Les clones sont parmi nous depuis toujours !
Malgré cette volonté forte d'Apple, de garder le contrôle sur ses machines, il faut savoir qu'à peine 2 ans après la sortie du Mac, sortaient déjà les premiers clones ! Il s'agissait en fait de cartes mères assez sommaires reprenant stricto sensu les composants du Mac, à une ROM près. En effet, sous ce nom un peu cabalistique se cache un mini-système indispensable (car capable de lancer Mac OS), et dont les sources sont la propriété exclusive d'Apple. A l'époque, la seule solution consistait donc à récupérer cette « puce » sur une machine existant et à la placer dans le clone. Pas très rentable, en effet, même si cela pouvait s'avérer intéressant dans un contexte de recyclage à moindre coût.

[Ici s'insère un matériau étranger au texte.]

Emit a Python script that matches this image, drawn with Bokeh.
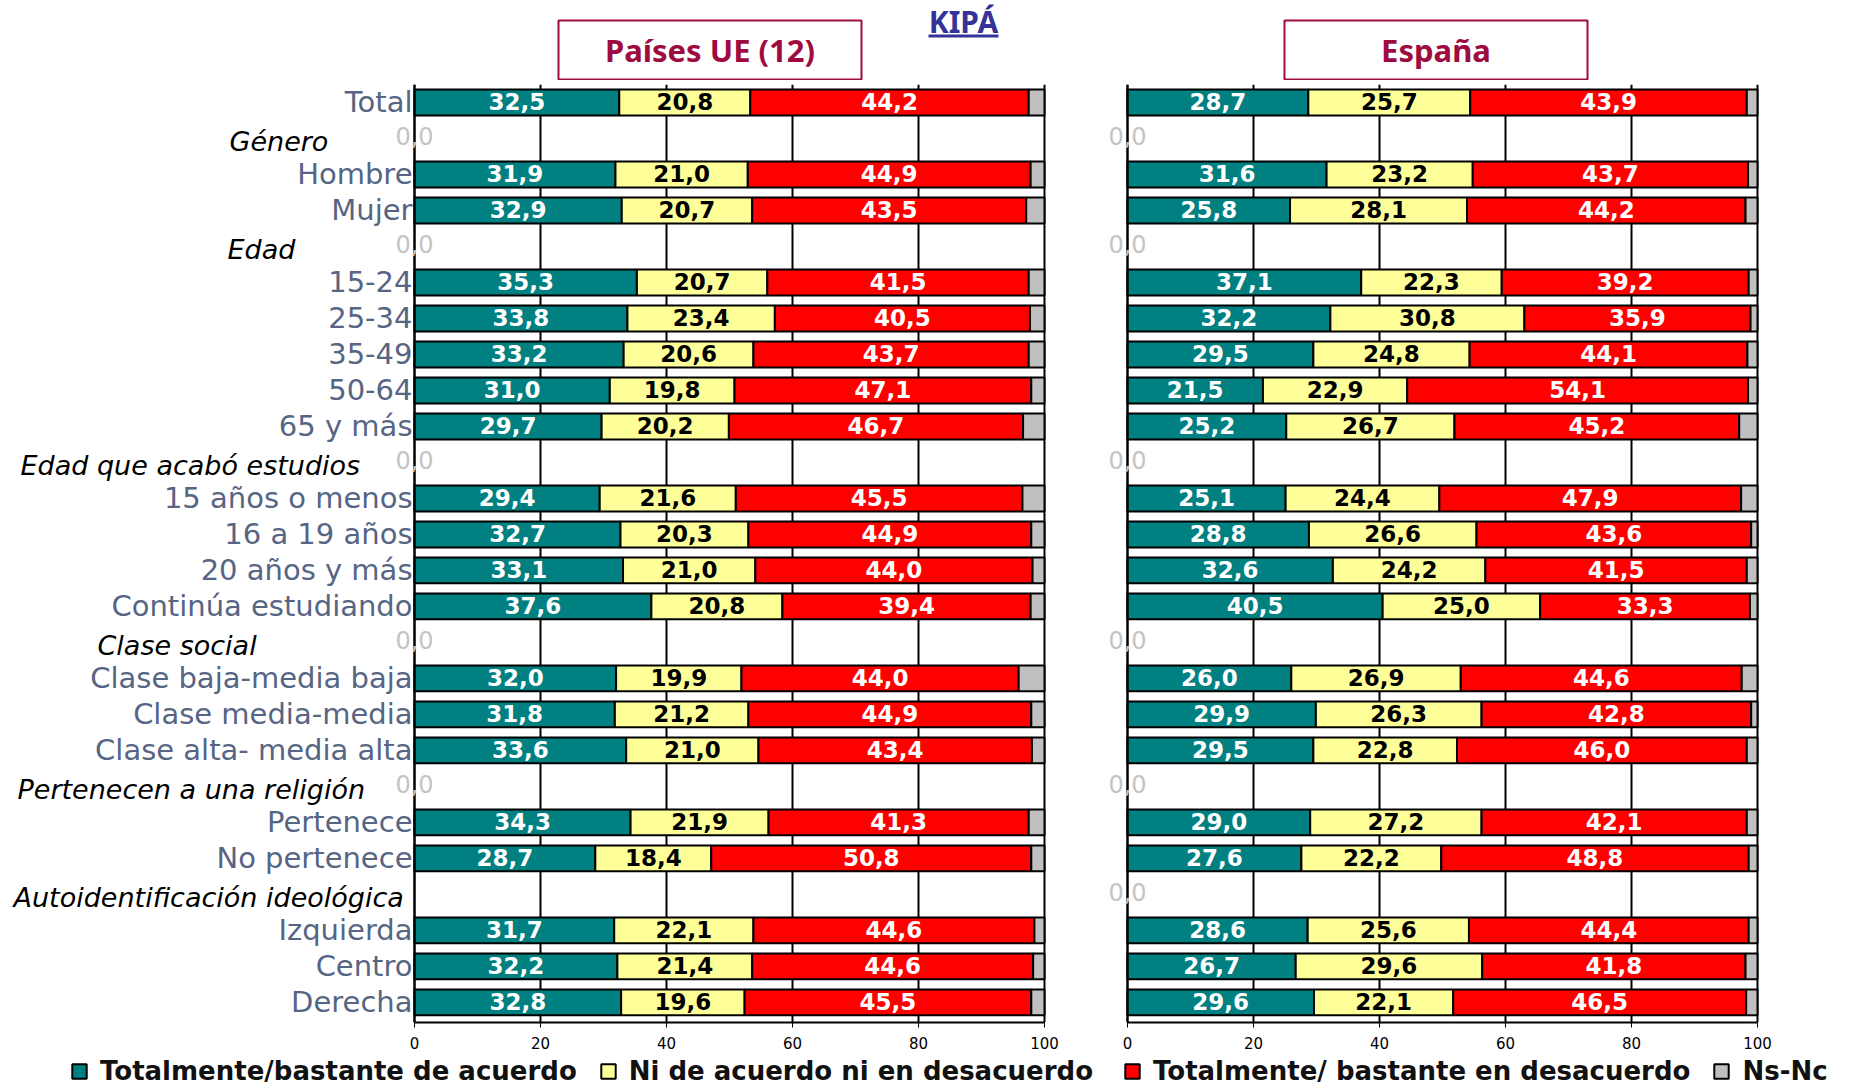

Il y a aussi eu les vrais clones, ceux qui fonctionnaient parfaitement et sans l'accord de Cupertino. Une firme brésilienne a même créé un Mac 512 de toute pièce pour un prix bien inférieur. Mais à l'époque, les avocats de Cupertino étaient déjà sur les dents, et la sortie a du être annulée. Copier la ROM est en effet un acte tout à fait illégal, et aucun état ne peut autoriser une telle pratique sans nuire à la propriété intellectuelle.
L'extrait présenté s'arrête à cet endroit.